In 2007, workers at one of the meat-processing facilities sued the company for uncompensated wages alleging that they were entitled to overtime pay and damages because they were not paid for time spent donning and doffing (time spent putting on and taking off protective equipment and walking to work stations).

In order to establish the time spent donning and doffing, plaintiffs utilized individual timesheets, as well as, an average of time spent donning and doffing. The averages were based on the timesheets and the calculations from 744 observations of employees.  The Iowa jury found in favor of the plaintiffs and awarded $2.9 million in unpaid wages. An additional 2.9 million dollars in liquidated damages was subsequently awarded. In 2014 a split 8th Circuit Appellate panel upheld the judgment.

When the case came before the U.S. Supreme Court, the defendant argued that the usage of averages in statistical data was improper.

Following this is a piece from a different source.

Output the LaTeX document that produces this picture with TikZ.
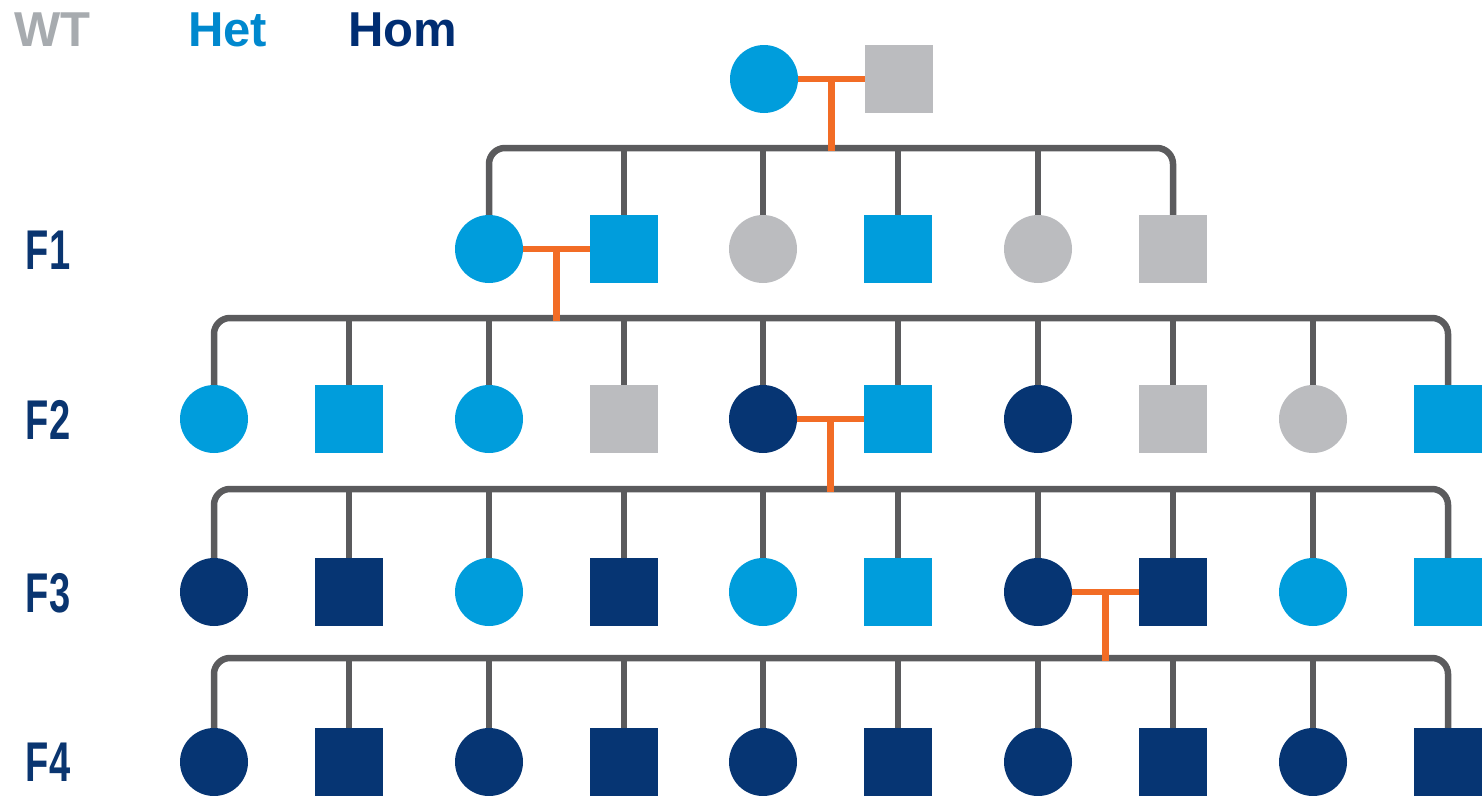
\documentclass[tikz,border=0pt]{standalone}
\usepackage{fontspec}
\setmainfont{Liberation Sans}
\usetikzlibrary{calc,backgrounds}
\definecolor{hetblue}{HTML}{009DDC}
\definecolor{homnavy}{HTML}{063573}
\definecolor{wtgray}{HTML}{BBBCBF}
\definecolor{linegray}{HTML}{5B5B5D}
\definecolor{mateorange}{HTML}{F26C25}
\definecolor{keygray}{HTML}{A7ABAF}
\definecolor{keyblue}{HTML}{0088CE}
\definecolor{keynavy}{HTML}{002D72}
\definecolor{labnavy}{HTML}{0A3570}
\tikzset{
  indiv/.style={inner sep=0pt, outer sep=0pt, minimum size=68pt},
  fem/.style={indiv, circle},
  mal/.style={indiv, rectangle},
  wt/.style={fill=wtgray},
  het/.style={fill=hetblue},
  hom/.style={fill=homnavy},
  kin/.style={draw=linegray, line width=6.5pt, rounded corners=16pt},
  mate/.style={draw=mateorange, line width=6.5pt},
  keytext/.style={font=\fontsize{49}{49}\selectfont\bfseries, inner sep=0pt, anchor=base west},
  genlabel/.style={font=\fontsize{56}{56}\selectfont\bfseries, text=labnavy, inner sep=0pt},
}
\begin{document}
\begin{tikzpicture}[x=1pt, y=-1pt]
\useasboundingbox (0,0) rectangle (1482,795);

% key
\node[keytext, text=keygray] (kwt) at (14,46) {WT};
\node[keytext, text=keyblue] (khet) at (188,46) {Het};
\node[keytext, text=keynavy] (khom) at (348,46) {Hom};

% generation labels
\node[genlabel] (lf1) at (48,250) {\scalebox{0.68}[1]{F1}};
\node[genlabel] (lf2) at (48,420) {\scalebox{0.68}[1]{F2}};
\node[genlabel] (lf3) at (48,593) {\scalebox{0.68}[1]{F3}};
\node[genlabel] (lf4) at (48,762) {\scalebox{0.68}[1]{F4}};

% founders
\node[fem, het] (p1) at (764,79) {};
\node[mal, wt]  (p2) at (899,79) {};

% F1
\foreach \x/\s/\g [count=\i] in {489/fem/het, 624/mal/het, 763/fem/wt, 898/mal/het, 1038/fem/wt, 1173/mal/wt}
  \node[\s, \g] (a\i) at (\x,249) {};

% F2
\foreach \x/\s/\g [count=\i] in {214/fem/het, 349/mal/het, 489/fem/het, 624/mal/wt, 763/fem/hom, 898/mal/het, 1038/fem/hom, 1173/mal/wt, 1313/fem/wt, 1448/mal/het}
  \node[\s, \g] (b\i) at (\x,419) {};

% F3
\foreach \x/\s/\g [count=\i] in {214/fem/hom, 349/mal/hom, 489/fem/het, 624/mal/hom, 763/fem/het, 898/mal/het, 1038/fem/hom, 1173/mal/hom, 1313/fem/het, 1448/mal/het}
  \node[\s, \g] (c\i) at (\x,592) {};

% F4
\foreach \x/\s/\g [count=\i] in {214/fem/hom, 349/mal/hom, 489/fem/hom, 624/mal/hom, 763/fem/hom, 898/mal/hom, 1038/fem/hom, 1173/mal/hom, 1313/fem/hom, 1448/mal/hom}
  \node[\s, \g] (d\i) at (\x,762) {};

% drop points of the matings onto the sibship lines
\coordinate (m0) at ($(p1.east)!0.5!(p2.west)$);
\coordinate (m1) at ($(a1.east)!0.5!(a2.west)$);
\coordinate (m2) at ($(b5.east)!0.5!(b6.west)$);
\coordinate (m3) at ($(c7.east)!0.5!(c8.west)$);
\coordinate (s0) at ($(m0) + (0,69)$);
\coordinate (s1) at ($(m1) + (0,69)$);
\coordinate (s2) at ($(m2) + (0,70)$);
\coordinate (s3) at ($(m3) + (0,66)$);

\begin{scope}[on background layer]
% sibship lines
\draw[kin] (a1.north) |- (s0) -| (a6.north);
\foreach \i in {2,...,5} \draw[kin] (s0 -| a\i.north) -- (a\i.north);

\draw[kin] (b1.north) |- (s1) -| (b10.north);
\foreach \i in {2,...,9} \draw[kin] (s1 -| b\i.north) -- (b\i.north);

\draw[kin] (c1.north) |- (s2) -| (c10.north);
\foreach \i in {2,...,9} \draw[kin] (s2 -| c\i.north) -- (c\i.north);

\draw[kin] (d1.north) |- (s3) -| (d10.north);
\foreach \i in {2,...,9} \draw[kin] (s3 -| d\i.north) -- (d\i.north);

% matings
\draw[mate] (p1.east) -- (p2.west);
\draw[mate] (m0) -- ([yshift=-3.25pt]s0);
\draw[mate] (a1.east) -- (a2.west);
\draw[mate] (m1) -- ([yshift=-3.25pt]s1);
\draw[mate] (b5.east) -- (b6.west);
\draw[mate] (m2) -- ([yshift=-3.25pt]s2);
\draw[mate] (c7.east) -- (c8.west);
\draw[mate] (m3) -- ([yshift=-3.25pt]s3);
\end{scope}
\end{tikzpicture}
\end{document}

Specifically, they argued against the use of averages as the time it takes an individual to put on and remove protective gear and walk to the assigned areas varies between individuals. The majority of the Supreme Court did not agree with this argument and instead indicated that averages would not even be necessary if the defendant had maintained proper records. In doing so, the Court essentially held that there is no general rule barring the use of statistics to prove class-wide liability in a class action such as this one.

The Supreme Court decision is a reminder to not only compensate for time spent donning and doffing but to keep proper time records. The failure to do so can result not only in wage and hour damages but liquidated damages.